Charles Diggs Jr black and white photo
Charles Diggs Jr. was Michigan’s first Black member of Congress. (Walter P. Reuther Library, Archives of Labor and Urban Affairs, Wayne State University photo)

For the first time since 1955, Detroit will not have at least one African American representing the city in the U.S. House of Representatives. In January, state Rep. Shri Thanedar, D-Detroit, will join U.S. Rep. Rashida Tlaib, D-Detroit, in representing portions of the Motor City, which is 79% Black, according to U.S. Census Bureau data. 

Thanedar, who was born in India and moved to the U.S. in 1979, defeated several Black Democratic candidates in the August primary, and Martell Bivings, an African American Republican in the November general election. Tlaib is Palestinian American.  

For some, it will be important to remember Charles Coles Diggs, Jr., a pioneering Democratic U.S. House member who was born a century ago today in 1922. The late Detroit native holds the distinction of being the first African American in Michigan history to serve in the U.S. Congress.

His parents, Charles Sr. and Mayme, owned and operated a leading funeral home anchored in Detroit’s Black Bottom neighborhood on the city’s lower east side. Diggs’ road to Capitol Hill began after attending the University of Michigan and Fisk University, a historically Black college in Nashville, Tenn.

In 1951, Diggs was elected to the Michigan Senate following in the footsteps of his father, who served between 1937 and 1944. First elected to Congress in 1954, at age 31, Diggs joined Chicago’s William Dawson and Harlem’s Adam Clayton Powell, Jr. as the only African Americans members in the lower chamber. He was a progressive force on Capitol Hill, backing civil rights legislation for Americans but also having a passion for assisting young democracies in Africa and elsewhere.

Diggs provided activism and comfort to a grieving mother and attended the murder trial of white men accused of killing a 13-year-old Emmett Till, an African American Chicago resident. Till was brutally slain in Jim Crow Mississippi in 1955.
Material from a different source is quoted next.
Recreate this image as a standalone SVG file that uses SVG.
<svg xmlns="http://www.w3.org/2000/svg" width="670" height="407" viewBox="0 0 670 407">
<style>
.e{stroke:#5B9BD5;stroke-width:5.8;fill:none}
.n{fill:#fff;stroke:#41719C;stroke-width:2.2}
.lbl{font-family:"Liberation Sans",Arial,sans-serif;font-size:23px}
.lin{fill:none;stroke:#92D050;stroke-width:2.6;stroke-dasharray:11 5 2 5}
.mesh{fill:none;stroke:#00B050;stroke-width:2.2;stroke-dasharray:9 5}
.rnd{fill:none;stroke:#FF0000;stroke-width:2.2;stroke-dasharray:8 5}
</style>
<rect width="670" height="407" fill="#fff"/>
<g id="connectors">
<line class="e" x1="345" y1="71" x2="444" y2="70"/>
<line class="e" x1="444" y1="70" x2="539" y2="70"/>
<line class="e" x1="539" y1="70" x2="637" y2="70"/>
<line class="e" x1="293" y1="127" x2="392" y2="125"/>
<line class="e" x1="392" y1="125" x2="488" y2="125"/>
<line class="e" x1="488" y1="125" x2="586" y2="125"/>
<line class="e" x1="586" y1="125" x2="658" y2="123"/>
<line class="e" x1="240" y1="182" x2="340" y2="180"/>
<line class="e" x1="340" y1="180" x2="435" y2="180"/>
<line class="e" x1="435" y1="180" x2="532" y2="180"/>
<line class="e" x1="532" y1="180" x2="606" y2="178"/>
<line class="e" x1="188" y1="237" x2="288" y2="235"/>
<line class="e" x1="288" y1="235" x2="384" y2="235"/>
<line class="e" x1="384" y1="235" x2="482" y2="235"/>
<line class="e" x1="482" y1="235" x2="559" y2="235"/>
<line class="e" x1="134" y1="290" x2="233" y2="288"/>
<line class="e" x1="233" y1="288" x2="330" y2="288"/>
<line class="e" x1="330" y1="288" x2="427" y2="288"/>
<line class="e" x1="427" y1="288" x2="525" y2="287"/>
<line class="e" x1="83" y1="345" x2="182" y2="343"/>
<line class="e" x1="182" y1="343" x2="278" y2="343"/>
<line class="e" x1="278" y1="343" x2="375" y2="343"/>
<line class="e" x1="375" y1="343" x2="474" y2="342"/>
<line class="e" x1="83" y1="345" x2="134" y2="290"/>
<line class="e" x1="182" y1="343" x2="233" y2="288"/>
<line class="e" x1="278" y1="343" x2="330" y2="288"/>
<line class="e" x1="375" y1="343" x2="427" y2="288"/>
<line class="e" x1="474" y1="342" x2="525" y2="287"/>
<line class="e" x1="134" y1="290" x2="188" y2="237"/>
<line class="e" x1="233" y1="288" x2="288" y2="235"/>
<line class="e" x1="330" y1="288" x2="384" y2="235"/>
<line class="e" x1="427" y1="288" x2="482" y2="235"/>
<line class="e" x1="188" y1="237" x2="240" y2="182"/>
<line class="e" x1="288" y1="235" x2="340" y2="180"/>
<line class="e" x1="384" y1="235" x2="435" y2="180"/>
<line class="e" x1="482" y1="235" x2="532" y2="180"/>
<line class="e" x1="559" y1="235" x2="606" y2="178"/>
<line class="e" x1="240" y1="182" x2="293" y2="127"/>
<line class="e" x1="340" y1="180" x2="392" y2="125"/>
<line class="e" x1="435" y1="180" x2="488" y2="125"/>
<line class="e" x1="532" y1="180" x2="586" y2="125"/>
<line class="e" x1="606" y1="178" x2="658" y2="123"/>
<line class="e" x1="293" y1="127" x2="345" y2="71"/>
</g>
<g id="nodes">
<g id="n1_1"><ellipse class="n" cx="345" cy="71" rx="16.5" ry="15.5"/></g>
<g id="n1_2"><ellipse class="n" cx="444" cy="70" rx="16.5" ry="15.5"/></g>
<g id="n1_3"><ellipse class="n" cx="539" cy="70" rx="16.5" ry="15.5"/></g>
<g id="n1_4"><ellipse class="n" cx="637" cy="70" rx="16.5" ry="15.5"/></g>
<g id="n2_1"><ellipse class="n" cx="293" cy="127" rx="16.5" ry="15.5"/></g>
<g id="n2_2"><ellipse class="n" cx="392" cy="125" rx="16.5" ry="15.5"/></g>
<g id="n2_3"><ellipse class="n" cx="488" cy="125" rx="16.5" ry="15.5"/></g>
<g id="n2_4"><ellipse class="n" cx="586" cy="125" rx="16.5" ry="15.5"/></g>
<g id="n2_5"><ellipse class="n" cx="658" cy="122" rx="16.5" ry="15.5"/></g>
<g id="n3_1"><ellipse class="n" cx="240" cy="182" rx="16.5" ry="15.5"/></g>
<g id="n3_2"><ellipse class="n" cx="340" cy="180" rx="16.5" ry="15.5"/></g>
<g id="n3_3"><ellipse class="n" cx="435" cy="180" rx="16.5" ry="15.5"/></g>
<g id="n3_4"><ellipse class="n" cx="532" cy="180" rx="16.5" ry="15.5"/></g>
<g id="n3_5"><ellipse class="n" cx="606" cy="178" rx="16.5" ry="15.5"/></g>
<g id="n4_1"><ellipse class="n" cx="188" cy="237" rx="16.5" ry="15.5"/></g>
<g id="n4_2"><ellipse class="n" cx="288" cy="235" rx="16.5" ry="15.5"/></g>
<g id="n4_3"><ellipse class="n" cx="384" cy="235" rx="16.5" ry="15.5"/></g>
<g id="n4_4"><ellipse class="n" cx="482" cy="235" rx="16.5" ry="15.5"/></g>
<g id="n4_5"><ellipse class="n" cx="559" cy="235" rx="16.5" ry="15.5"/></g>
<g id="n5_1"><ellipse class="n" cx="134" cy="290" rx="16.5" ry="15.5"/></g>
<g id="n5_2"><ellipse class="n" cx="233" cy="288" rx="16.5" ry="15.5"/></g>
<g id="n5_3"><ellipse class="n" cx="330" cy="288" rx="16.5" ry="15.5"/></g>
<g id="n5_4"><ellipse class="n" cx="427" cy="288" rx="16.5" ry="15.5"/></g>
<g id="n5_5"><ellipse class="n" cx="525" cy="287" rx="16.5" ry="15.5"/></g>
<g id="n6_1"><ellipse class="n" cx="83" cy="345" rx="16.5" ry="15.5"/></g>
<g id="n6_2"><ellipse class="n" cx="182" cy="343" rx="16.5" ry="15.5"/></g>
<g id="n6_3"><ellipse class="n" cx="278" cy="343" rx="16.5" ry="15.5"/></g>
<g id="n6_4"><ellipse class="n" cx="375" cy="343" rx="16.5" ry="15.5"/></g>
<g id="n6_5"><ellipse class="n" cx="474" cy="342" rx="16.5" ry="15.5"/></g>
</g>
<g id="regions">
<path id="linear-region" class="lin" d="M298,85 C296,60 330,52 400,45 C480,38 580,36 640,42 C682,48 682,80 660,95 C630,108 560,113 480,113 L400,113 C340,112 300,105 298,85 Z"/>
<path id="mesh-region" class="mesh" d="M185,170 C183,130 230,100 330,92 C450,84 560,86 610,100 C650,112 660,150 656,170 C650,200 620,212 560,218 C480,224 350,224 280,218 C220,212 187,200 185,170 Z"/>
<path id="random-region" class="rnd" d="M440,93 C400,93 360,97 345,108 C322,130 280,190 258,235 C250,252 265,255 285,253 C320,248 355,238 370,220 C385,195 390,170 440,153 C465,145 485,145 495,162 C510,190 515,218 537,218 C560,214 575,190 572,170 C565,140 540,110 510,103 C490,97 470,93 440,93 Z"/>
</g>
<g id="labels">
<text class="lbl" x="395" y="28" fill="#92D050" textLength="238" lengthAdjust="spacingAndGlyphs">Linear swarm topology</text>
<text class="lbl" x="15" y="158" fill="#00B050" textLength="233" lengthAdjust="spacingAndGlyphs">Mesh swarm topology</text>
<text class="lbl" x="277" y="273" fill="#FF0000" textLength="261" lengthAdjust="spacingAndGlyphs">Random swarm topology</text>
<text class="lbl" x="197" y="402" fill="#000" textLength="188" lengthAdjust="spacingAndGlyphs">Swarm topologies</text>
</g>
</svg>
“Congressman Diggs…and others like them created the history upon which we now stand, as strong advocates of civil rights, civil liberties and economic empowerment,” then-Detroit Mayor Dennis Archer said at the time of Diggs’ death in 1998, according to Detroit Free Press reporting.
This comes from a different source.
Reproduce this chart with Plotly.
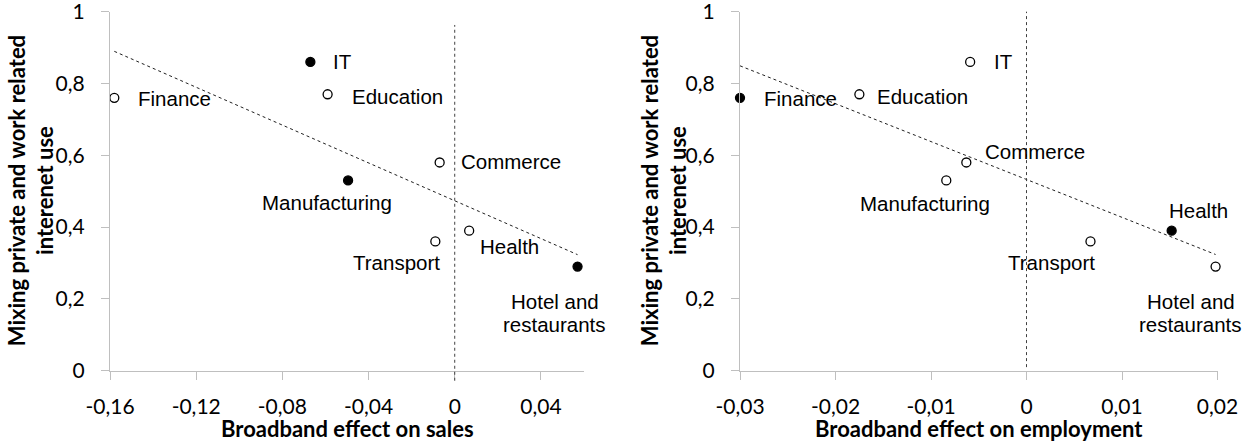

Diggs helped to found and serve as chairman of the Congressional Black Caucus in 1969. The advocacy unit of federal lawmakers was dedicated to supporting policy and spending efforts geared toward African Americans. His tenure, however, was not without some controversy. 

On June 3, 1980, Diggs was charged with ethical violations: mail fraud and falsifying payroll forms in the late 1970s. He was convicted of inflating the salaries of five staff members and using the additional money to help pay his own office and personal debts, according to Washington Post reporting.
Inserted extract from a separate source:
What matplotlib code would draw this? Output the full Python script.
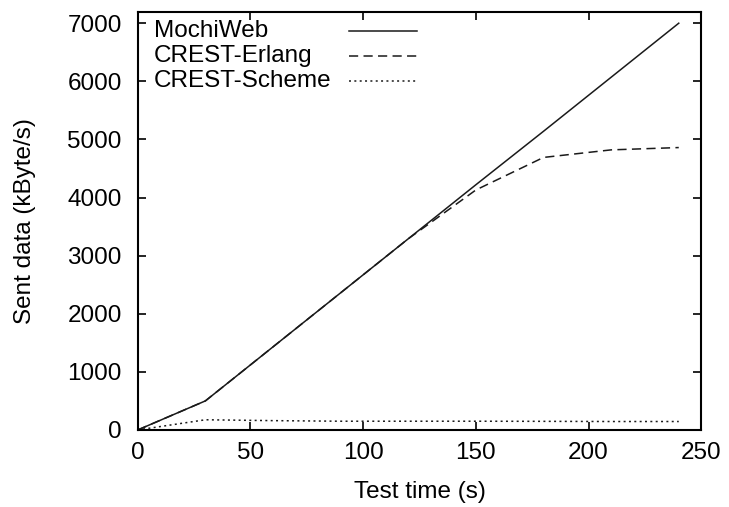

He resigned from the U.S. House of Representatives that year.

“I have acknowledged my guilt and wrongdoing . . . and I’m here to further acknowledge my misconduct,” said Diggs, as reported by the Washington Post in 1980.  

After the U.S. Supreme Court refused to hear his appeal that centered on conviction on 29 criminal counts, Diggs served about nine months in a federal prison. George Crockett Jr., a Democratic labor attorney and former Detroit Recorder’s Court member, won a special election in 1980 to replace him.

Diggs lived in Maryland toward the end of his life and unsuccessfully ran for a seat on the Wayne County Commission in 1987. He died on Aug. 24, 1998.